» Material provided:
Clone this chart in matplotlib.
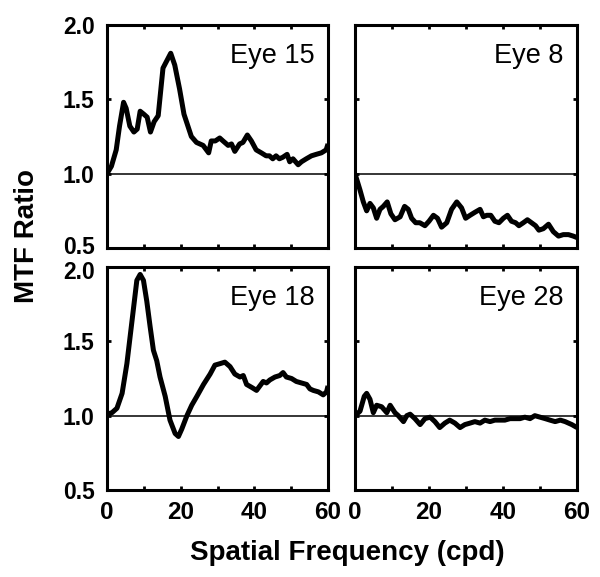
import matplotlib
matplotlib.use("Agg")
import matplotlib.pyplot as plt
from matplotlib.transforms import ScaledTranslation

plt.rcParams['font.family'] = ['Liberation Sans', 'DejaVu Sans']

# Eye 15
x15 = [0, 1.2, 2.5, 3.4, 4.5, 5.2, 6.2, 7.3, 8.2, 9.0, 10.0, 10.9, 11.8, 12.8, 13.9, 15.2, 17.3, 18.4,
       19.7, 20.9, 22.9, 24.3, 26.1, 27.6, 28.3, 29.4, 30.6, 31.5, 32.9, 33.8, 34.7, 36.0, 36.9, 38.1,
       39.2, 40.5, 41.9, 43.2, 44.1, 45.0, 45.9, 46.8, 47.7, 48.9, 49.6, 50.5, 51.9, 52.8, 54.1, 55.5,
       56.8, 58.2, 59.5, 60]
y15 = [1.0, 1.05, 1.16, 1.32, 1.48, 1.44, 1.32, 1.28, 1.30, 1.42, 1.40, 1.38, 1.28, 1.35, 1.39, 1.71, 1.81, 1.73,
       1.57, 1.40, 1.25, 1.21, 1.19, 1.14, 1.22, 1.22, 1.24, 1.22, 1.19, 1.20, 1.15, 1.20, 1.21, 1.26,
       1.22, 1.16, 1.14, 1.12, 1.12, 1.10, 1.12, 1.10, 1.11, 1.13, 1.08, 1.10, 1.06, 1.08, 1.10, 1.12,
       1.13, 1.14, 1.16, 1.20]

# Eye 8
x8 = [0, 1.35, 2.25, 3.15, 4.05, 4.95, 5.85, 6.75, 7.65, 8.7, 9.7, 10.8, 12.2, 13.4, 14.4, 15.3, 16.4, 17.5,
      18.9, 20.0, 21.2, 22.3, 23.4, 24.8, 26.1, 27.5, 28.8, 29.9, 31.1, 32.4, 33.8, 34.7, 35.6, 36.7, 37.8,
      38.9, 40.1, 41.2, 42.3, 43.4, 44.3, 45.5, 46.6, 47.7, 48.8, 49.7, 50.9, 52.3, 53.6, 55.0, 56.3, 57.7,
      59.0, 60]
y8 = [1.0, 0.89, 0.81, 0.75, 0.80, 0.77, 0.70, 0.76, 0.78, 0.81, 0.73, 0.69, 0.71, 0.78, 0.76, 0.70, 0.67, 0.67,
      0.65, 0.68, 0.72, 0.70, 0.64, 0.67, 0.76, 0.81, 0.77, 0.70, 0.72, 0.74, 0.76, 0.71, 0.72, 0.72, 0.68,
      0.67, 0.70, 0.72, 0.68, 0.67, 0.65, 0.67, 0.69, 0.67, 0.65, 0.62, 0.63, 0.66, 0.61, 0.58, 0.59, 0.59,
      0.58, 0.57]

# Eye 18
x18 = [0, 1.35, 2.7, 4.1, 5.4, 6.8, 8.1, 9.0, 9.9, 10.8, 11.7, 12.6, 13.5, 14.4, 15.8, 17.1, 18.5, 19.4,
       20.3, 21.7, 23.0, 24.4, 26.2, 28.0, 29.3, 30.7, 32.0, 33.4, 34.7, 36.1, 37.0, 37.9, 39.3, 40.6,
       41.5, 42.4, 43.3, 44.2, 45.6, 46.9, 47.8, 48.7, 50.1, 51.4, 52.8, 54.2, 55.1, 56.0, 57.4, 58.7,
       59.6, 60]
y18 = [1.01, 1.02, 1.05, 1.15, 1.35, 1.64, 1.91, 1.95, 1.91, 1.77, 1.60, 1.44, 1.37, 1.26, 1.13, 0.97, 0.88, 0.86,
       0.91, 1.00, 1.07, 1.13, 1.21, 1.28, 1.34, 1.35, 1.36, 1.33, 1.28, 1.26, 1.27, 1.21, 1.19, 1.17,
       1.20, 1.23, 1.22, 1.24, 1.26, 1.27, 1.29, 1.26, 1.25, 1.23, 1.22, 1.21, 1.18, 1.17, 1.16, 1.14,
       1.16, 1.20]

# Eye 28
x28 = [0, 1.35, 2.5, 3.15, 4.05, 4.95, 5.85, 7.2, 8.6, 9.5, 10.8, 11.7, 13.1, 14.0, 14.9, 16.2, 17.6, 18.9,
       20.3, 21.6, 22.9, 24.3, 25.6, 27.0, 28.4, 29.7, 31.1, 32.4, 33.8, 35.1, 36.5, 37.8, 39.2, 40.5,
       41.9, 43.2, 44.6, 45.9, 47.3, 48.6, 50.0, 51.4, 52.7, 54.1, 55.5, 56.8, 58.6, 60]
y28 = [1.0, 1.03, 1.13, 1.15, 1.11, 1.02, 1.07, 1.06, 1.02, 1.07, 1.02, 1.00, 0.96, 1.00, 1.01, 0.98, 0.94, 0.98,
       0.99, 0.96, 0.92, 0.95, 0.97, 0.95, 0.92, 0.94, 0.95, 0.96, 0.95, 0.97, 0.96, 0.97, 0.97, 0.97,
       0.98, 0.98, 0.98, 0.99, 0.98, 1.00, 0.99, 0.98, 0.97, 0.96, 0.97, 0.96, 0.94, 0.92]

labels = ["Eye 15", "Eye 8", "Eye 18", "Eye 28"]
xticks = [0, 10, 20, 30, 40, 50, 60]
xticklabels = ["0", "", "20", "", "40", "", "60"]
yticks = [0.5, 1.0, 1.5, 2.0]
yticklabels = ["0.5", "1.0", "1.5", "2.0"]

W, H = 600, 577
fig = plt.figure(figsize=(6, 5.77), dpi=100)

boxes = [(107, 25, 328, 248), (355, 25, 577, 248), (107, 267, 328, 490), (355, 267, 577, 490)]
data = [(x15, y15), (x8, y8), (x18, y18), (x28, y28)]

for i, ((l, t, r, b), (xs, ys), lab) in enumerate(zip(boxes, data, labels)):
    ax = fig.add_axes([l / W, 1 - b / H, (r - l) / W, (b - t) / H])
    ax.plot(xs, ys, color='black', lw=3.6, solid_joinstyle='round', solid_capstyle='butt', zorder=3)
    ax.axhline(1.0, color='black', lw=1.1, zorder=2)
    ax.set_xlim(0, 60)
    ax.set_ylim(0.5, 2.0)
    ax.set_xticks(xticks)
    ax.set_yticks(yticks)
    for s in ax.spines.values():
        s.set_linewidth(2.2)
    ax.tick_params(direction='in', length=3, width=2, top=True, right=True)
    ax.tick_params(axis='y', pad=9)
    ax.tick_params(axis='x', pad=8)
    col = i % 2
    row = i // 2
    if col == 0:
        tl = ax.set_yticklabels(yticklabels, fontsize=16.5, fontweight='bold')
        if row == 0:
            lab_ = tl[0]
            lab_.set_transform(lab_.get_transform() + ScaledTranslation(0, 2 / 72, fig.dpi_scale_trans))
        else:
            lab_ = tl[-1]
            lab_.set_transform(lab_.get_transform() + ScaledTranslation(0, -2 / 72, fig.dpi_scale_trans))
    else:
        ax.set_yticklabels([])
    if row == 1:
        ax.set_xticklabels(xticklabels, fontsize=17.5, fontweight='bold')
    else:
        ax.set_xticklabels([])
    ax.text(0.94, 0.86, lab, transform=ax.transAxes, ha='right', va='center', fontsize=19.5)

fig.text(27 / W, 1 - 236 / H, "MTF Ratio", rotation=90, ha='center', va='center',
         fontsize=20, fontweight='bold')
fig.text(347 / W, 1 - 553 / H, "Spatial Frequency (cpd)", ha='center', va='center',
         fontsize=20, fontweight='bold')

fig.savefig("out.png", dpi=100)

» Your instructions:
Every line of the data above should be quoted exactly. Omit the pictures.

» Exercise output:
Clone this chart in matplotlib.
import matplotlib
matplotlib.use("Agg")
import matplotlib.pyplot as plt
from matplotlib.transforms import ScaledTranslation

plt.rcParams['font.family'] = ['Liberation Sans', 'DejaVu Sans']

# Eye 15
x15 = [0, 1.2, 2.5, 3.4, 4.5, 5.2, 6.2, 7.3, 8.2, 9.0, 10.0, 10.9, 11.8, 12.8, 13.9, 15.2, 17.3, 18.4,
       19.7, 20.9, 22.9, 24.3, 26.1, 27.6, 28.3, 29.4, 30.6, 31.5, 32.9, 33.8, 34.7, 36.0, 36.9, 38.1,
       39.2, 40.5, 41.9, 43.2, 44.1, 45.0, 45.9, 46.8, 47.7, 48.9, 49.6, 50.5, 51.9, 52.8, 54.1, 55.5,
       56.8, 58.2, 59.5, 60]
y15 = [1.0, 1.05, 1.16, 1.32, 1.48, 1.44, 1.32, 1.28, 1.30, 1.42, 1.40, 1.38, 1.28, 1.35, 1.39, 1.71, 1.81, 1.73,
       1.57, 1.40, 1.25, 1.21, 1.19, 1.14, 1.22, 1.22, 1.24, 1.22, 1.19, 1.20, 1.15, 1.20, 1.21, 1.26,
       1.22, 1.16, 1.14, 1.12, 1.12, 1.10, 1.12, 1.10, 1.11, 1.13, 1.08, 1.10, 1.06, 1.08, 1.10, 1.12,
       1.13, 1.14, 1.16, 1.20]

# Eye 8
x8 = [0, 1.35, 2.25, 3.15, 4.05, 4.95, 5.85, 6.75, 7.65, 8.7, 9.7, 10.8, 12.2, 13.4, 14.4, 15.3, 16.4, 17.5,
      18.9, 20.0, 21.2, 22.3, 23.4, 24.8, 26.1, 27.5, 28.8, 29.9, 31.1, 32.4, 33.8, 34.7, 35.6, 36.7, 37.8,
      38.9, 40.1, 41.2, 42.3, 43.4, 44.3, 45.5, 46.6, 47.7, 48.8, 49.7, 50.9, 52.3, 53.6, 55.0, 56.3, 57.7,
      59.0, 60]
y8 = [1.0, 0.89, 0.81, 0.75, 0.80, 0.77, 0.70, 0.76, 0.78, 0.81, 0.73, 0.69, 0.71, 0.78, 0.76, 0.70, 0.67, 0.67,
      0.65, 0.68, 0.72, 0.70, 0.64, 0.67, 0.76, 0.81, 0.77, 0.70, 0.72, 0.74, 0.76, 0.71, 0.72, 0.72, 0.68,
      0.67, 0.70, 0.72, 0.68, 0.67, 0.65, 0.67, 0.69, 0.67, 0.65, 0.62, 0.63, 0.66, 0.61, 0.58, 0.59, 0.59,
      0.58, 0.57]

# Eye 18
x18 = [0, 1.35, 2.7, 4.1, 5.4, 6.8, 8.1, 9.0, 9.9, 10.8, 11.7, 12.6, 13.5, 14.4, 15.8, 17.1, 18.5, 19.4,
       20.3, 21.7, 23.0, 24.4, 26.2, 28.0, 29.3, 30.7, 32.0, 33.4, 34.7, 36.1, 37.0, 37.9, 39.3, 40.6,
       41.5, 42.4, 43.3, 44.2, 45.6, 46.9, 47.8, 48.7, 50.1, 51.4, 52.8, 54.2, 55.1, 56.0, 57.4, 58.7,
       59.6, 60]
y18 = [1.01, 1.02, 1.05, 1.15, 1.35, 1.64, 1.91, 1.95, 1.91, 1.77, 1.60, 1.44, 1.37, 1.26, 1.13, 0.97, 0.88, 0.86,
       0.91, 1.00, 1.07, 1.13, 1.21, 1.28, 1.34, 1.35, 1.36, 1.33, 1.28, 1.26, 1.27, 1.21, 1.19, 1.17,
       1.20, 1.23, 1.22, 1.24, 1.26, 1.27, 1.29, 1.26, 1.25, 1.23, 1.22, 1.21, 1.18, 1.17, 1.16, 1.14,
       1.16, 1.20]

# Eye 28
x28 = [0, 1.35, 2.5, 3.15, 4.05, 4.95, 5.85, 7.2, 8.6, 9.5, 10.8, 11.7, 13.1, 14.0, 14.9, 16.2, 17.6, 18.9,
       20.3, 21.6, 22.9, 24.3, 25.6, 27.0, 28.4, 29.7, 31.1, 32.4, 33.8, 35.1, 36.5, 37.8, 39.2, 40.5,
       41.9, 43.2, 44.6, 45.9, 47.3, 48.6, 50.0, 51.4, 52.7, 54.1, 55.5, 56.8, 58.6, 60]
y28 = [1.0, 1.03, 1.13, 1.15, 1.11, 1.02, 1.07, 1.06, 1.02, 1.07, 1.02, 1.00, 0.96, 1.00, 1.01, 0.98, 0.94, 0.98,
       0.99, 0.96, 0.92, 0.95, 0.97, 0.95, 0.92, 0.94, 0.95, 0.96, 0.95, 0.97, 0.96, 0.97, 0.97, 0.97,
       0.98, 0.98, 0.98, 0.99, 0.98, 1.00, 0.99, 0.98, 0.97, 0.96, 0.97, 0.96, 0.94, 0.92]

labels = ["Eye 15", "Eye 8", "Eye 18", "Eye 28"]
xticks = [0, 10, 20, 30, 40, 50, 60]
xticklabels = ["0", "", "20", "", "40", "", "60"]
yticks = [0.5, 1.0, 1.5, 2.0]
yticklabels = ["0.5", "1.0", "1.5", "2.0"]

W, H = 600, 577
fig = plt.figure(figsize=(6, 5.77), dpi=100)

boxes = [(107, 25, 328, 248), (355, 25, 577, 248), (107, 267, 328, 490), (355, 267, 577, 490)]
data = [(x15, y15), (x8, y8), (x18, y18), (x28, y28)]

for i, ((l, t, r, b), (xs, ys), lab) in enumerate(zip(boxes, data, labels)):
    ax = fig.add_axes([l / W, 1 - b / H, (r - l) / W, (b - t) / H])
    ax.plot(xs, ys, color='black', lw=3.6, solid_joinstyle='round', solid_capstyle='butt', zorder=3)
    ax.axhline(1.0, color='black', lw=1.1, zorder=2)
    ax.set_xlim(0, 60)
    ax.set_ylim(0.5, 2.0)
    ax.set_xticks(xticks)
    ax.set_yticks(yticks)
    for s in ax.spines.values():
        s.set_linewidth(2.2)
    ax.tick_params(direction='in', length=3, width=2, top=True, right=True)
    ax.tick_params(axis='y', pad=9)
    ax.tick_params(axis='x', pad=8)
    col = i % 2
    row = i // 2
    if col == 0:
        tl = ax.set_yticklabels(yticklabels, fontsize=16.5, fontweight='bold')
        if row == 0:
            lab_ = tl[0]
            lab_.set_transform(lab_.get_transform() + ScaledTranslation(0, 2 / 72, fig.dpi_scale_trans))
        else:
            lab_ = tl[-1]
            lab_.set_transform(lab_.get_transform() + ScaledTranslation(0, -2 / 72, fig.dpi_scale_trans))
    else:
        ax.set_yticklabels([])
    if row == 1:
        ax.set_xticklabels(xticklabels, fontsize=17.5, fontweight='bold')
    else:
        ax.set_xticklabels([])
    ax.text(0.94, 0.86, lab, transform=ax.transAxes, ha='right', va='center', fontsize=19.5)

fig.text(27 / W, 1 - 236 / H, "MTF Ratio", rotation=90, ha='center', va='center',
         fontsize=20, fontweight='bold')
fig.text(347 / W, 1 - 553 / H, "Spatial Frequency (cpd)", ha='center', va='center',
         fontsize=20, fontweight='bold')

fig.savefig("out.png", dpi=100)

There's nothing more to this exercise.